En realidad, Leguía, más que un político en el estricto sentido de la palabra, fue un sagacísimo manipulador de intereses y pasiones y en la manipulación ponía no el vigor doctrinario y la fe en lo ulterior, que caracterizan al político, sino la vehemencia por lo inmediato, la voluptuosidad por el éxito rotundo, que caracterizan al hombre de acción de la post-guerra. Al hombre de negocios que fue el dueño del mundo desde el año 1916 hasta 1926. Leguía es un producto legítimo de la post-guerra y su formidable éxito político desde 1903 reside en que se anticipa a su época y esparce, sobre nuestro adormilado medio colonial, su vigorosa audacia de animal de presa y abre su potente garra de cazador de oro.

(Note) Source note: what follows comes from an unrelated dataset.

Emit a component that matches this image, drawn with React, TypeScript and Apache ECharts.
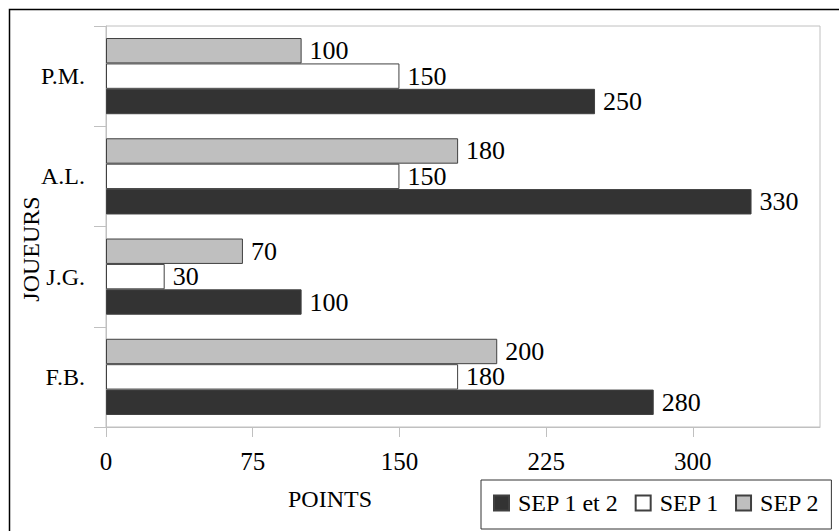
import React, { useEffect, useRef } from "react";
import * as echarts from "echarts";

const categories = ["F.B.", "J.G.", "A.L.", "P.M."];
const seriesNames = ["SEP 1 et 2", "SEP 1", "SEP 2"];
const sep12 = [280, 100, 330, 250];
const sep1 = [180, 30, 150, 150];
const sep2 = [200, 70, 180, 100];
const xTicks = [0, 75, 150, 225, 300];
const xAxisTitle = "POINTS";
const yAxisTitle = "JOUEURS";

const FONT = "'Liberation Serif', serif";

export default function App() {
  const ref = useRef<HTMLDivElement>(null);
  useEffect(() => {
    if (!ref.current) return;
    const chart = echarts.init(ref.current, null, { renderer: "svg" });
    const colors = ["#333333", "#ffffff", "#bfbfbf"];
    const datas = [sep12, sep1, sep2];
    // In a horizontal bar chart ECharts stacks the first series on top,
    // so series are added in reverse order (SEP 2 on top, SEP 1 et 2 at bottom).
    const order = [2, 1, 0];
    chart.setOption({
      animation: false,
      backgroundColor: "#ffffff",
      textStyle: { fontFamily: FONT },
      grid: {
        left: 106,
        top: 26,
        right: 19,
        bottom: 104,
        show: true,
        borderColor: "#c0c0c0",
        borderWidth: 1,
        containLabel: false,
      },
      legend: {
        left: 481,
        top: 480,
        width: 350,
        orient: "horizontal",
        padding: [11, 12, 14, 12],
        borderColor: "#333333",
        borderWidth: 1,
        itemWidth: 15,
        itemHeight: 15,
        itemGap: 16,
        icon: "rect",
        data: seriesNames,
        textStyle: {
          fontFamily: FONT,
          fontSize: 24,
          color: "#000",
          padding: [0, 0, 0, 4],
        },
      },
      xAxis: {
        type: "value",
        min: 0,
        max: 365,
        interval: 75,
        axisLine: { show: true, lineStyle: { color: "#c0c0c0" } },
        axisTick: {
          show: true,
          length: 10,
          customValues: xTicks,
          lineStyle: { color: "#c0c0c0" },
        },
        splitLine: { show: false },
        axisLabel: {
          customValues: xTicks,
          margin: 22,
          fontFamily: FONT,
          fontSize: 25,
          color: "#000",
        },
      },
      yAxis: {
        type: "category",
        data: categories,
        axisLine: { show: true, lineStyle: { color: "#c0c0c0" } },
        axisTick: { show: true, length: 12, lineStyle: { color: "#c0c0c0" } },
        axisLabel: {
          margin: 21,
          fontFamily: FONT,
          fontSize: 24,
          color: "#000",
        },
      },
      graphic: [
        {
          type: "rect",
          shape: { x: 9.5, y: 9.5, width: 900, height: 600 },
          style: { fill: "none", stroke: "#000", lineWidth: 1.5 },
          z: 100,
          silent: true,
        },
        {
          type: "text",
          x: 330,
          y: 499,
          style: {
            text: xAxisTitle,
            fontFamily: FONT,
            fontSize: 24,
            fill: "#000",
            align: "center",
            verticalAlign: "middle",
          },
        },
        {
          type: "text",
          x: 31,
          y: 249,
          rotation: Math.PI / 2,
          style: {
            text: yAxisTitle,
            fontFamily: FONT,
            fontSize: 24,
            fill: "#000",
            align: "center",
            verticalAlign: "middle",
          },
        },
      ],
      series: order.map((i) => ({
        name: seriesNames[i],
        type: "bar",
        data: datas[i],
        barGap: "0%",
        barCategoryGap: "24%",
        itemStyle: {
          color: colors[i],
          borderColor: "#404040",
          borderWidth: 1,
        },
        label: {
          show: true,
          position: "right",
          distance: 8,
          fontFamily: FONT,
          fontSize: 26,
          color: "#000",
        },
      })),
    });
    return () => chart.dispose();
  }, []);
  return (
    <div
      ref={ref}
      style={{ position: "fixed", left: 0, top: 0, width: 839, height: 531 }}
    />
  );
}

Al Perú, sensualizado por varios siglos de pereza, lo encantó ese hombre que vino a hablarle de prodigiosas obras materiales, de una aladinesca y repentina prosperidad y de llegar a ser de repente la más grande nación de la tierra. A la sensualidad derivada de la pereza la sustituyó la sensualidad derivada del enriquecimiento fácil. Que es lo que ha merecido el nombre de enriquecimiento ilícito. Sensuales de uno y otro modo, en Leguía encontramos al hombre que nos dio la mayor y más aguda cantidad de sensaciones. Resultó un infatigable poseedor de multitudes. Hoy que ha muerto, sus enemigos deponemos las armas y nos alistamos para organizar los primeros materiales históricos, los que serán base de su juzgamiento futuro, del juicio de las generaciones ecuánimes. De las que están porvenir. No queremos envenenarnos de pasado. En el Perú, el pasado es el peor de los tósigos. El más amargo y el más tentador. De ahí nuestra abundancia de historiadores. Es preferible que vivamos la luz indecisa del porvenir. Leguía ha pasado al porvenir. Ocupa sitio junto a los varones esenciales. Su figura se destaca, ya tranquila, con firme relieve, en los primeros planos de las actividades tumultuosas de la República. Seríamos indignos de nuestra ambición de conductores del pensamiento público si, en esta hora en que la angustia envuelve al Perú permitiéramos que el dicterio florezca sobre su muerte y se enquiste en la Historia.